The system under discussion is a uniprocessor pentium3 with an AMI BIOS.
Full details available on request should that prove necessary.
I have tracked the test failures down to the fact that futex_cmpxchg_enabled
is not set because the test in futex_init now "fails" (actually succeeds).
This appears to be happening because the expected page fault intentionally
provoked by a null dereference appears to be working now in kernel mode.
This *may* (rank speculation) be associated with the AMI BIOS low-memory
corruption protection added sometime during this gap, and which is activated
on this machine.
Before I muck any further with this, especially involving the quite tricky
futex mess, I would appreciate some insight into the idea behind the test in
futex_init.
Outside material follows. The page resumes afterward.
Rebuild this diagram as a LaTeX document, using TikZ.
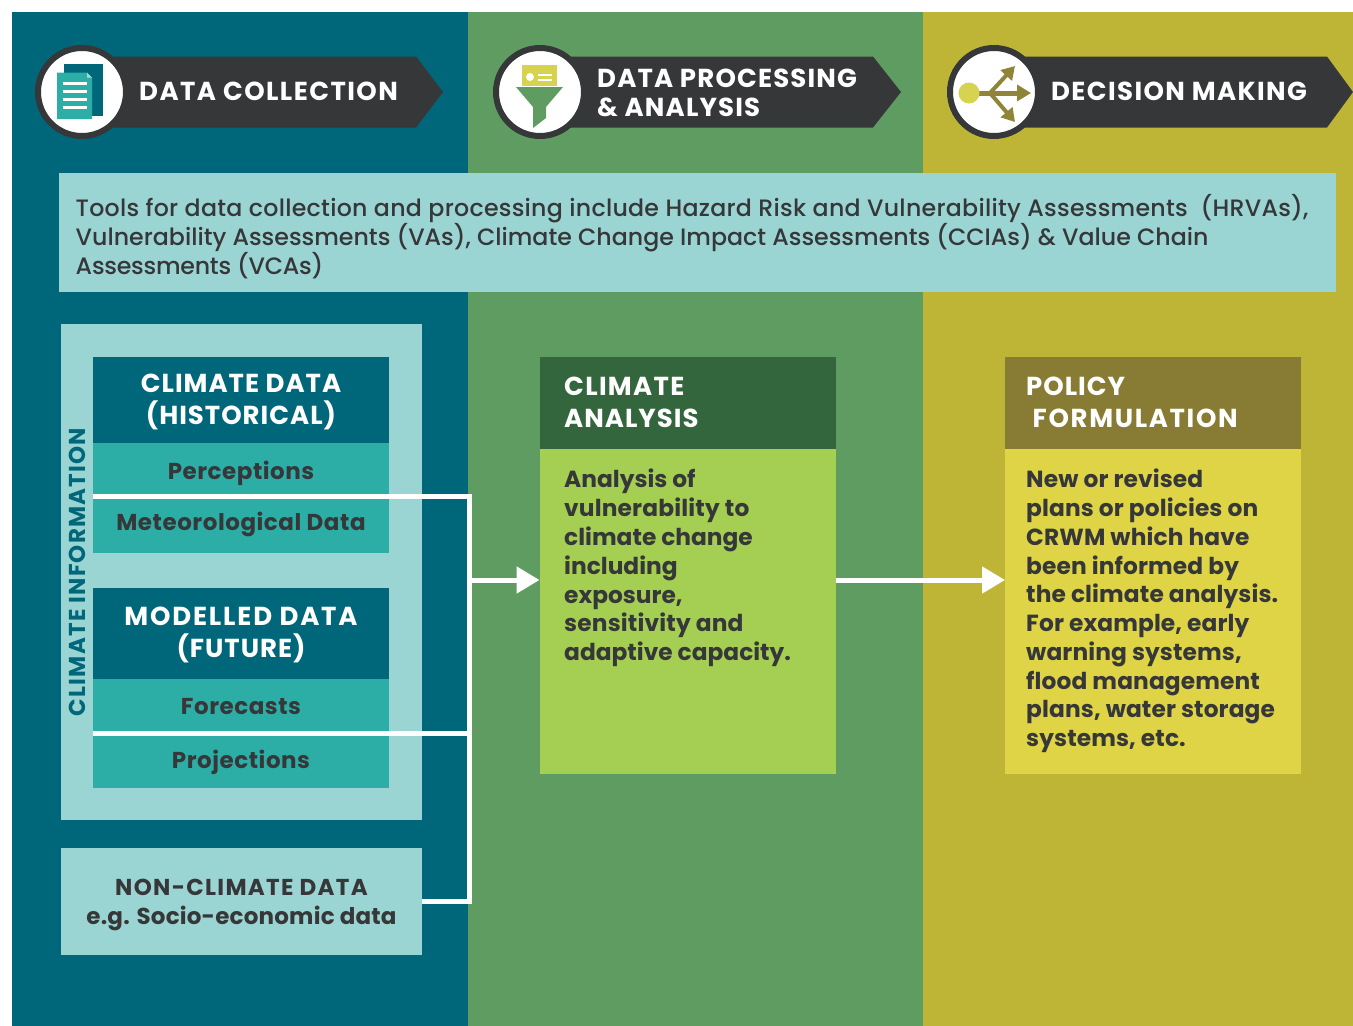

I don't understand why you would bother to invoke a fault in
what is apparently a test to determine if the cmpxchg instruction works.
The fault is supposed to occur as a result of a null dereference that takes
place *before* the cmpxchg instruction is even executed. If you want to
test that cmpxchg works, why not just make a little test in futex_init that
uses it and fails (not succeeds) if it doesn't behave as expected, or if
there is a fault of some kind (like illegal instruction)? Or is the fact
that we don't get a fault the whole point here?
Regards,
Joseph
Please CC me directly as I am no longer subscribed to the list.